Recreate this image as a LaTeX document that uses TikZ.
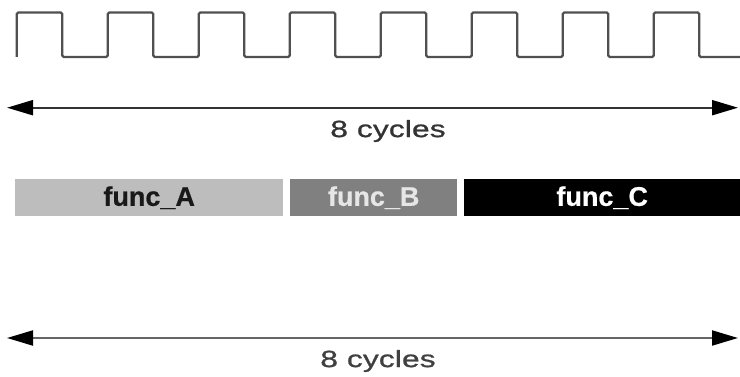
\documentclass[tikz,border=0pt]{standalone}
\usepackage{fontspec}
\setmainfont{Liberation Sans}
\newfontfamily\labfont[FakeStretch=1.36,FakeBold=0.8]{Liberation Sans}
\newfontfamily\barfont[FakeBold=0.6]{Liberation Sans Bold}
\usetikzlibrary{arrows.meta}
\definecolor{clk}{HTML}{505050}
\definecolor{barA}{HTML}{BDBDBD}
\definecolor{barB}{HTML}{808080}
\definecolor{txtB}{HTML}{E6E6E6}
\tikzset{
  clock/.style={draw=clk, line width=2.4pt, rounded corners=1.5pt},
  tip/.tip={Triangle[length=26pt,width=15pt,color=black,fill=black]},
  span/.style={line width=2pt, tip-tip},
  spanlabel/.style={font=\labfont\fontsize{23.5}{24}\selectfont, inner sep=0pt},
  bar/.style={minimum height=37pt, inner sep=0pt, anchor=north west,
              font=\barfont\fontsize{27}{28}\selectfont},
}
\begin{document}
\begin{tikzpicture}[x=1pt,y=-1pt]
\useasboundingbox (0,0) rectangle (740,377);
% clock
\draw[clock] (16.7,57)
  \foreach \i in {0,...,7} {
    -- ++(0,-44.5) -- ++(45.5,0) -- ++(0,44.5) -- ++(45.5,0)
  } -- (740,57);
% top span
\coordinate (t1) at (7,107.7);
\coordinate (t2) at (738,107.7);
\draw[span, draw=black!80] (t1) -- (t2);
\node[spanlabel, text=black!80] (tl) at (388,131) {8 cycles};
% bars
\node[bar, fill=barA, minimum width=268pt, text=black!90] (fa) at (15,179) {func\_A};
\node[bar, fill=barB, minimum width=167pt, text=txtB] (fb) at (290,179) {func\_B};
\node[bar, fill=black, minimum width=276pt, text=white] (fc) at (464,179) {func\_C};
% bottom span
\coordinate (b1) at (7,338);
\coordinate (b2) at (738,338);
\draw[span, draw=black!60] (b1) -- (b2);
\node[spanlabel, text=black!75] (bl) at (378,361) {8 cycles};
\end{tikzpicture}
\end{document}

:::

• What needs to be done:
Return the material exactly as given, apart from the pictures.

• Solution:
Recreate this image as a LaTeX document that uses TikZ.
\documentclass[tikz,border=0pt]{standalone}
\usepackage{fontspec}
\setmainfont{Liberation Sans}
\newfontfamily\labfont[FakeStretch=1.36,FakeBold=0.8]{Liberation Sans}
\newfontfamily\barfont[FakeBold=0.6]{Liberation Sans Bold}
\usetikzlibrary{arrows.meta}
\definecolor{clk}{HTML}{505050}
\definecolor{barA}{HTML}{BDBDBD}
\definecolor{barB}{HTML}{808080}
\definecolor{txtB}{HTML}{E6E6E6}
\tikzset{
  clock/.style={draw=clk, line width=2.4pt, rounded corners=1.5pt},
  tip/.tip={Triangle[length=26pt,width=15pt,color=black,fill=black]},
  span/.style={line width=2pt, tip-tip},
  spanlabel/.style={font=\labfont\fontsize{23.5}{24}\selectfont, inner sep=0pt},
  bar/.style={minimum height=37pt, inner sep=0pt, anchor=north west,
              font=\barfont\fontsize{27}{28}\selectfont},
}
\begin{document}
\begin{tikzpicture}[x=1pt,y=-1pt]
\useasboundingbox (0,0) rectangle (740,377);
% clock
\draw[clock] (16.7,57)
  \foreach \i in {0,...,7} {
    -- ++(0,-44.5) -- ++(45.5,0) -- ++(0,44.5) -- ++(45.5,0)
  } -- (740,57);
% top span
\coordinate (t1) at (7,107.7);
\coordinate (t2) at (738,107.7);
\draw[span, draw=black!80] (t1) -- (t2);
\node[spanlabel, text=black!80] (tl) at (388,131) {8 cycles};
% bars
\node[bar, fill=barA, minimum width=268pt, text=black!90] (fa) at (15,179) {func\_A};
\node[bar, fill=barB, minimum width=167pt, text=txtB] (fb) at (290,179) {func\_B};
\node[bar, fill=black, minimum width=276pt, text=white] (fc) at (464,179) {func\_C};
% bottom span
\coordinate (b1) at (7,338);
\coordinate (b2) at (738,338);
\draw[span, draw=black!60] (b1) -- (b2);
\node[spanlabel, text=black!75] (bl) at (378,361) {8 cycles};
\end{tikzpicture}
\end{document}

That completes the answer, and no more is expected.